Story Stocks®

Updated: 16-Jul-25 12:39 ET
Morgan Stanley posts solid Q2, but results overshadowed by Goldman's investment banking surge (MS)
Morgan Stanley's (MS) 2Q25 earnings report showcased a solid performance with both EPS and revenue surpassing analysts' expectations, but compared to rival Goldman Sachs (GS), which reported a 26% yr/yr surge in investment banking revenue, MS’s results were less impressive, particularly in its investment banking business. This divergence in performance has pressured MS shares, despite the company’s positive steps to enhance shareholder value, including a reauthorized $20.0 bln stock repurchase program and a dividend increase of $0.075 per share to $1.00.
  • The Institutional Securities segment, MS’s largest revenue driver, generated $7.6 bln in net revenues, reflecting an 8.5% yr/yr increase. However, investment banking revenue disappointed, falling 5% to $1.54 bln, with Advisory revenue dropping 14% to $508 mln, a stark contrast to GS's 71% Advisory revenue surge to $1.17 bln. This decline was attributed to a slowdown in midsize M&A and sponsor activity, compounded by market uncertainties around U.S. tariffs and geopolitical tensions, which have caused some transactions to pause.
  • On a positive note, equity underwriting was a bright spot, with revenues rising 42% to $500 mln, driven by strong activity in follow-on offerings, convertible securities, and a rebound in IPOs, reflecting MS’s role as a lead underwriter in high-profile deals like CoreWeave’s (CRWV) $1.5 bln IPO.
  • On the trading side, the unit delivered solid but less robust results compared to GS. Equity trading revenues grew 23% yr/yr to $3.7 bln, driven by strong client activity in prime brokerage and derivatives, particularly in Asia, where market share gains were notable. This growth, while impressive, trailed GS’s 36% increase in equities revenue to $4.3 bln, reflecting GS’s stronger positioning in intermediation and financing amid volatile market conditions.

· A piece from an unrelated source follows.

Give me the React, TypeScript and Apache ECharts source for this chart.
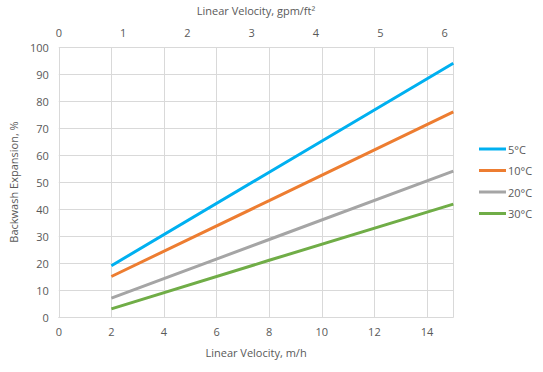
import React, { useEffect, useRef } from "react";
import * as echarts from "echarts";

const seriesNames = ["5°C", "10°C", "20°C", "30°C"];
const velocities = [2, 8, 15];
const exp5 = [19, 53.6, 94];
const exp10 = [15, 43.1, 76];
const exp20 = [7, 28.7, 54];
const exp30 = [3, 21, 41.8];
const colors = ["#00B0F0", "#ED7D31", "#A5A5A5", "#70AD47"];
const M_H_PER_GPM_FT2 = 2.445;

const FONT = "'Open Sans', 'Liberation Sans', sans-serif";
const TXT = "#595959";
const GRID = "#D9D9D9";

export default function App() {
  const ref = useRef<HTMLDivElement>(null);
  useEffect(() => {
    if (!ref.current) return;
    const chart = echarts.init(ref.current, undefined, { renderer: "svg" });
    const all = [exp5, exp10, exp20, exp30];
    chart.setOption({
      animation: false,
      textStyle: { fontFamily: FONT },
      grid: { left: 56.7, right: 89.7, top: 47, bottom: 55 },
      legend: {
        orient: "vertical",
        left: 479,
        top: 142,
        padding: 0,
        icon: "rect",
        itemWidth: 27,
        itemHeight: 3,
        itemGap: 7.5,
        data: seriesNames,
        textStyle: { color: TXT, fontSize: 11, fontFamily: FONT, lineHeight: 14, padding: [0, 0, 0, -3] },
      },
      xAxis: [
        {
          type: "value",
          position: "bottom",
          min: 0,
          max: 15,
          interval: 2,
          name: "Linear Velocity, m/h",
          nameLocation: "middle",
          nameGap: 30,
          nameTextStyle: { color: TXT, fontSize: 11, fontFamily: FONT },
          axisLine: { show: true, lineStyle: { color: GRID } },
          axisTick: { show: false },
          axisLabel: {
            color: TXT,
            fontSize: 11,
            margin: 9,
            formatter: (v: number) => (v % 2 === 0 ? String(v) : ""),
          },
          splitLine: { show: true, lineStyle: { color: GRID, width: 1 } },
        },
        {
          type: "value",
          position: "top",
          min: 0,
          max: 15 / M_H_PER_GPM_FT2,
          interval: 1,
          name: "Linear Velocity, gpm/ft²",
          nameLocation: "middle",
          nameGap: 31,
          nameTextStyle: { color: TXT, fontSize: 11, fontFamily: FONT },
          axisLine: { show: false },
          axisTick: { show: false },
          axisLabel: {
            color: TXT,
            fontSize: 11,
            margin: 9,
            formatter: (v: number) => (Math.abs(v - Math.round(v)) < 1e-6 ? String(Math.round(v)) : ""),
          },
          splitLine: { show: false },
        },
      ],
      yAxis: {
        type: "value",
        min: 0,
        max: 100,
        interval: 10,
        name: "Backwash Expansion, %",
        nameLocation: "middle",
        nameRotate: 90,
        nameGap: 30,
        nameTextStyle: { color: TXT, fontSize: 11, fontFamily: FONT },
        axisLine: { show: false },
        axisTick: { show: false },
        axisLabel: { color: TXT, fontSize: 11, margin: 10 },
        splitLine: { show: true, lineStyle: { color: GRID, width: 1 } },
      },
      series: seriesNames.map((name, i) => ({
        name,
        type: "line",
        xAxisIndex: 0,
        showSymbol: false,
        symbol: "none",
        color: colors[i],
        lineStyle: { color: colors[i], width: 3 },
        data: velocities.map((x, j) => [x, all[i][j]]),
      })),
    });
    return () => chart.dispose();
  }, []);
  return (
    <div
      ref={ref}
      style={{ position: "fixed", left: 0, top: 0, width: 543, height: 372, background: "#fff" }}
    />
  );
}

  • Fixed Income, Currency, and Commodities (FICC) trading revenues matched GS’s performance, rising 9% to $2.18 bln, fueled by heightened client demand for hedging in macro and FX products as investors adjusted portfolios in response to tariff-related stagflation concerns.
  • The Wealth Management segment was a standout, with net revenues increasing 14.7% yr/yr to $7.8 bln, surpassing estimates of $7.35 bln. This growth was driven by a 16% rise in asset management revenues, supported by record client assets under management of $6.5 trillion and $59 bln in net new assets, reflecting strong fee-based flows. Transaction revenues also rose 17%, propelled by broad-based increases in client activity across equities, fixed income, and structured products, particularly in technology and industrial stocks.

MS’s Q2 results were solid, with strong contributions from Wealth Management and trading, but they paled in comparison to GS’s exceptional performance, particularly in investment banking. This divergence has driven capital flows from MS to GS shares, as investors favor GS’s superior growth in Advisory and equities trading.